> **WHAT NEEDS TO BE DONE**: Check every line of the entries below for the word "with", and copy the ones that have it.
******************************
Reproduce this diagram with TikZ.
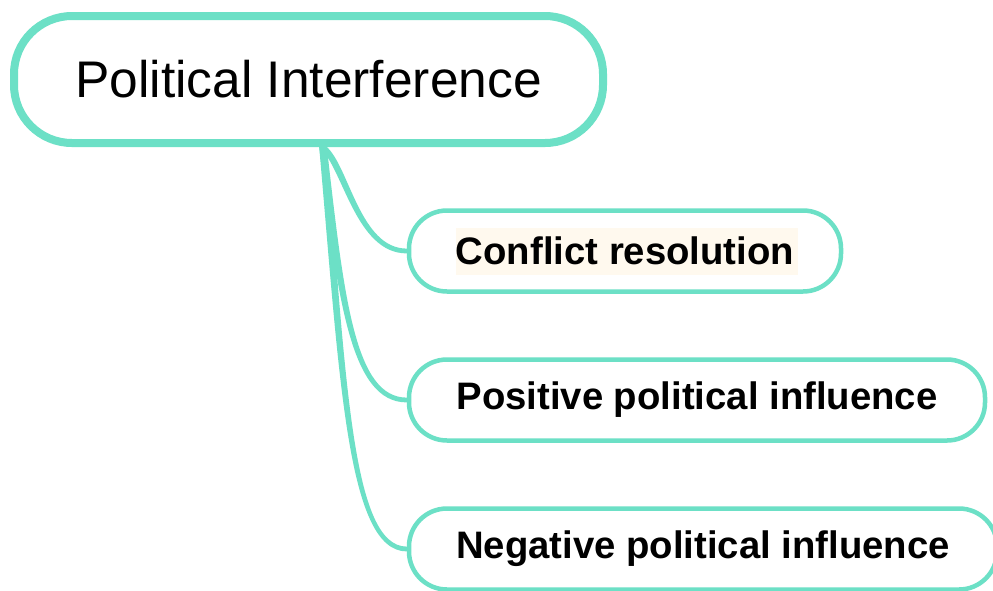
\documentclass[tikz,border=0pt]{standalone}
\usepackage{fontspec}
\setmainfont{Liberation Sans}
\usetikzlibrary{calc}
\definecolor{mint}{RGB}{108,224,198}
\definecolor{cream}{RGB}{255,249,238}
% a branch that is wider at the hub than at the topic it reaches:
% #1 target node, #2 first control offset from the hub, #3 second control offset from the target
\newcommand\taperbranch[3]{%
  \fill[mint] ($(hub)+(-3.8,0)$) .. controls ($(hub)+#2+(-3.2,0)$) and ($(#1.west)+#3+(-2.4,2.4)$) .. ($(#1.west)+(0,2.4)$)
    -- ($(#1.west)+(0,-2.4)$) .. controls ($(#1.west)+#3+(2.4,-2.4)$) and ($(hub)+#2+(3.2,0)$) .. ($(hub)+(3.8,0)$) -- cycle;}
\begin{document}
\begin{tikzpicture}[x=1pt,y=-1pt,
  rootbox/.style={draw=mint, line width=8pt, rounded corners=58pt,
    minimum width=589pt, minimum height=127pt, inner sep=0pt,
    font=\fontsize{51.5}{60}\selectfont},
  leafbox/.style={draw=mint, line width=4.5pt, rounded corners=38pt,
    minimum height=81pt, inner sep=0pt,
    font=\bfseries\fontsize{38.3}{46}\selectfont}]
  \useasboundingbox (0,0) rectangle (993,590);
  \clip (0,0) rectangle (993,590);
  \fill[white] (0,0) rectangle (993,590);

  % highlight behind the first topic label
  \fill[cream] (456,228) rectangle (798,275);

  \node[rootbox] (root) at (308.5,79.5) {Political Interference};
  \node[leafbox, minimum width=432pt] (c1) at (625,251) {Conflict resolution};
  \node[leafbox, minimum width=576pt] (c2) at (697,400) {Positive political influence};
  \node[leafbox, minimum width=588pt] (c3) at (703,549) {Negative political influence};

  % branches leave the root from one point on its lower edge
  \coordinate (hub) at ($(root.south west)+(313,0)$);
  \taperbranch{c1}{(23,20)}{(-49,0)}
  \taperbranch{c2}{(18,153)}{(-54,0)}
  \taperbranch{c3}{(20,235)}{(-57,0)}
\end{tikzpicture}
\end{document}
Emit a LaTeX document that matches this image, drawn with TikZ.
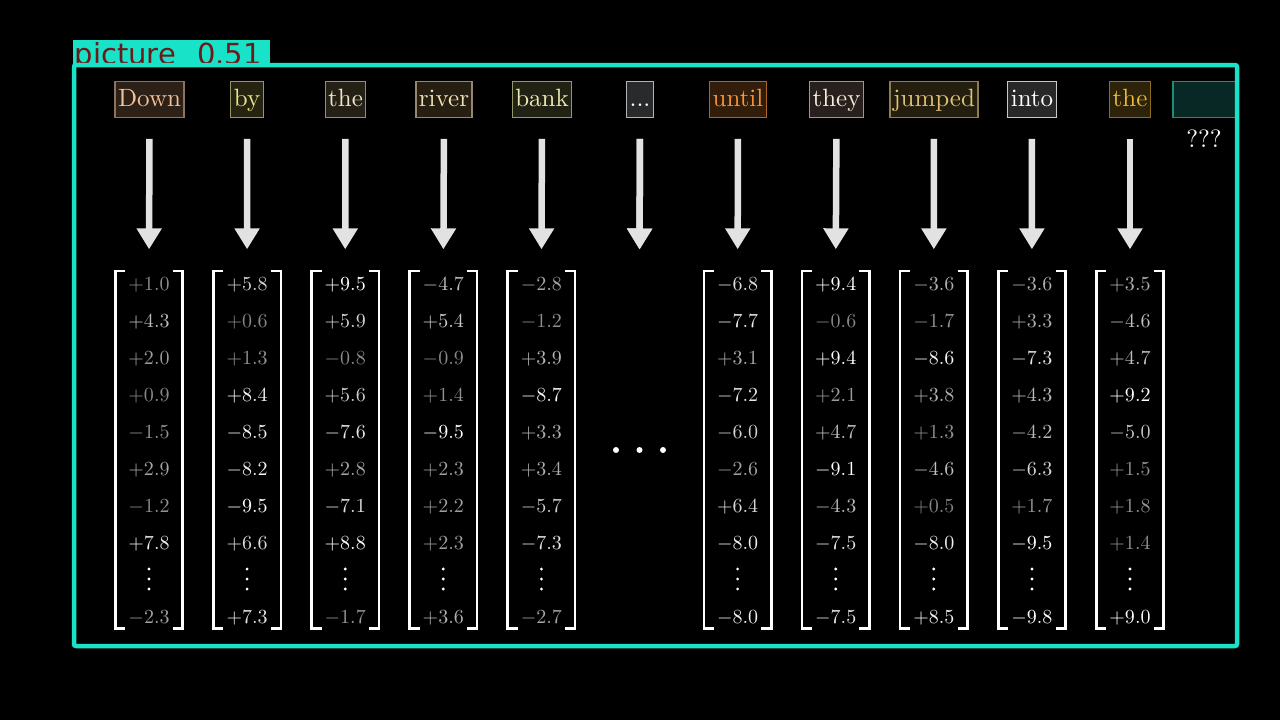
\documentclass[tikz,border=0pt]{standalone}
\usepackage{fontspec}
\setmainfont{lmroman10-regular.otf}
\newfontfamily\labelfont{DejaVu Sans}
\usetikzlibrary{arrows.meta}
\definecolor{framecol}{RGB}{24,226,200}
\definecolor{labeltext}{RGB}{110,25,25}
\definecolor{arrowgray}{RGB}{226,226,226}
% word box colours: text / fill / border
\definecolor{tA}{RGB}{240,195,155}\definecolor{fA}{RGB}{45,32,22}\definecolor{bA}{RGB}{140,115,95}
\definecolor{tB}{RGB}{230,230,140}\definecolor{fB}{RGB}{38,36,16}\definecolor{bB}{RGB}{150,150,100}
\definecolor{tC}{RGB}{240,230,200}\definecolor{fC}{RGB}{36,32,22}\definecolor{bC}{RGB}{150,140,120}
\definecolor{tD}{RGB}{240,225,185}\definecolor{fD}{RGB}{38,30,16}\definecolor{bD}{RGB}{150,135,110}
\definecolor{tE}{RGB}{240,235,180}\definecolor{fE}{RGB}{34,34,20}\definecolor{bE}{RGB}{150,150,110}
\definecolor{tF}{RGB}{255,255,255}\definecolor{fF}{RGB}{40,42,44}\definecolor{bF}{RGB}{180,180,180}
\definecolor{tG}{RGB}{245,150,65}\definecolor{fG}{RGB}{50,28,10}\definecolor{bG}{RGB}{170,100,40}
\definecolor{tH}{RGB}{248,235,220}\definecolor{fH}{RGB}{40,32,28}\definecolor{bH}{RGB}{160,150,140}
\definecolor{tI}{RGB}{222,195,120}\definecolor{fI}{RGB}{36,30,14}\definecolor{bI}{RGB}{140,125,85}
\definecolor{tJ}{RGB}{255,255,255}\definecolor{fJ}{RGB}{40,40,40}\definecolor{bJ}{RGB}{200,200,200}
\definecolor{tK}{RGB}{235,185,50}\definecolor{fK}{RGB}{45,34,10}\definecolor{bK}{RGB}{140,110,30}
\definecolor{fL}{RGB}{8,40,38}\definecolor{bL}{RGB}{30,140,120}

\newcommand\numcol[3]{%
  \node[mat] (m#1) at (#2,449.75) {};
  \draw[brk] ([xshift=10pt]m#1.north west) -- (m#1.north west) -- (m#1.south west) -- ([xshift=10pt]m#1.south west);
  \draw[brk] ([xshift=-10pt]m#1.north east) -- (m#1.north east) -- (m#1.south east) -- ([xshift=-10pt]m#1.south east);
  \foreach \v [count=\r] in {#3} {
    \pgfmathtruncatemacro\g{min(100,50+5.5*abs(0\v))}
    \pgfmathsetmacro\yy{\r<9 ? 284.5+36.9*(\r-1)+6.4 : 623.9}
    \node[num, text=white!\g!black] (n#1-\r) at (#2,\yy) {\scalebox{2}{$\v$}};
  }
  \foreach \d in {-10,0,10} \fill[white] (#2,{579+\d}) circle (1.6pt);
}

\begin{document}
\begin{tikzpicture}[x=1pt,y=-1pt,
  word/.style={draw, line width=1.2pt, inner xsep=3pt, inner ysep=6.3pt,
    text height=18pt, text depth=5pt, font=\fontsize{25}{30}\selectfont},
  arr/.style={draw=arrowgray, line width=6.5pt, -{Triangle[width=24pt,length=21pt]},
    shorten <=21pt, shorten >=21.5pt},
  brk/.style={draw=white, line width=2.6pt},
  mat/.style={minimum width=67pt, minimum height=357.5pt, inner sep=0pt},
  num/.style={anchor=base, inner sep=0pt},
  dotc/.style={fill=white}
]
\fill[black] (0,0) rectangle (1280,720);
\useasboundingbox (0,0) rectangle (1280,720);

% detection label
\fill[framecol] (73,40) rectangle (270,66);
\begin{scope}
  \clip (73,40) rectangle (270,66);
  \node[anchor=base west, inner sep=0pt, text=labeltext, font=\labelfont\fontsize{29}{32}\selectfont] (lab) at (74.5,64.5) {picture\hspace{12pt} 0.51};
\end{scope}

% words
\node[word, draw=bA, fill=fA, text=tA] (w1) at (149.5,99.5) {Down};
\node[word, draw=bB, fill=fB, text=tB] (w2) at (247,99.5) {by};
\node[word, draw=bC, fill=fC, text=tC] (w3) at (345.5,99.5) {the};
\node[word, draw=bD, fill=fD, text=tD] (w4) at (444,99.5) {river};
\node[word, draw=bE, fill=fE, text=tE] (w5) at (542,99.5) {bank};
\node[word, draw=bF, fill=fF, text=tF] (w6) at (640,99.5) {...};
\node[word, draw=bG, fill=fG, text=tG] (w7) at (738,99.5) {until};
\node[word, draw=bH, fill=fH, text=tH] (w8) at (836.5,99.5) {they};
\node[word, draw=bI, fill=fI, text=tI] (w9) at (934,99.5) {jumped};
\node[word, draw=bJ, fill=fJ, text=tJ] (w10) at (1032,99.5) {into};
\node[word, draw=bK, fill=fK, text=tK] (w11) at (1130,99.5) {the};
\node[word, draw=bL, fill=fL, minimum width=63pt] (w12) at (1204.5,99.5) {};
\node[font=\fontsize{25}{30}\selectfont, text=white, inner sep=0pt] (q) at (1204,139) {???};

% vectors
\numcol{1}{149}{+1.0,+4.3,+2.0,+0.9,-1.5,+2.9,-1.2,+7.8,-2.3}
\numcol{2}{247.1}{+5.8,+0.6,+1.3,+8.4,-8.5,-8.2,-9.5,+6.6,+7.3}
\numcol{3}{345.2}{+9.5,+5.9,-0.8,+5.6,-7.6,+2.8,-7.1,+8.8,-1.7}
\numcol{4}{443.3}{-4.7,+5.4,-0.9,+1.4,-9.5,+2.3,+2.2,+2.3,+3.6}
\numcol{5}{541.4}{-2.8,-1.2,+3.9,-8.7,+3.3,+3.4,-5.7,-7.3,-2.7}
\coordinate (m6) at (639.5,271);
\numcol{7}{737.6}{-6.8,-7.7,+3.1,-7.2,-6.0,-2.6,+6.4,-8.0,-8.0}
\numcol{8}{835.7}{+9.4,-0.6,+9.4,+2.1,+4.7,-9.1,-4.3,-7.5,-7.5}
\numcol{9}{933.8}{-3.6,-1.7,-8.6,+3.8,+1.3,-4.6,+0.5,-8.0,+8.5}
\numcol{10}{1031.9}{-3.6,+3.3,-7.3,+4.3,-4.2,-6.3,+1.7,-9.5,-9.8}
\numcol{11}{1130}{+3.5,-4.6,+4.7,+9.2,-5.0,+1.5,+1.8,+1.4,+9.0}

% arrows
\foreach \i in {1,...,11} \draw[arr] (w\i.south) -- (m\i.north);
\draw[arr] (w6.south) -- (m6);

% horizontal ellipsis
\foreach \x in {616,639.5,663} \fill[dotc] (\x,450) circle (3pt);

% detection frame
\draw[framecol, line width=4.5pt, rounded corners=2pt] (74,65) rectangle (1237,646);
\end{tikzpicture}
\end{document}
******************************
> **FULL ANSWER**:
Reproduce this diagram with TikZ.
Emit a LaTeX document that matches this image, drawn with TikZ.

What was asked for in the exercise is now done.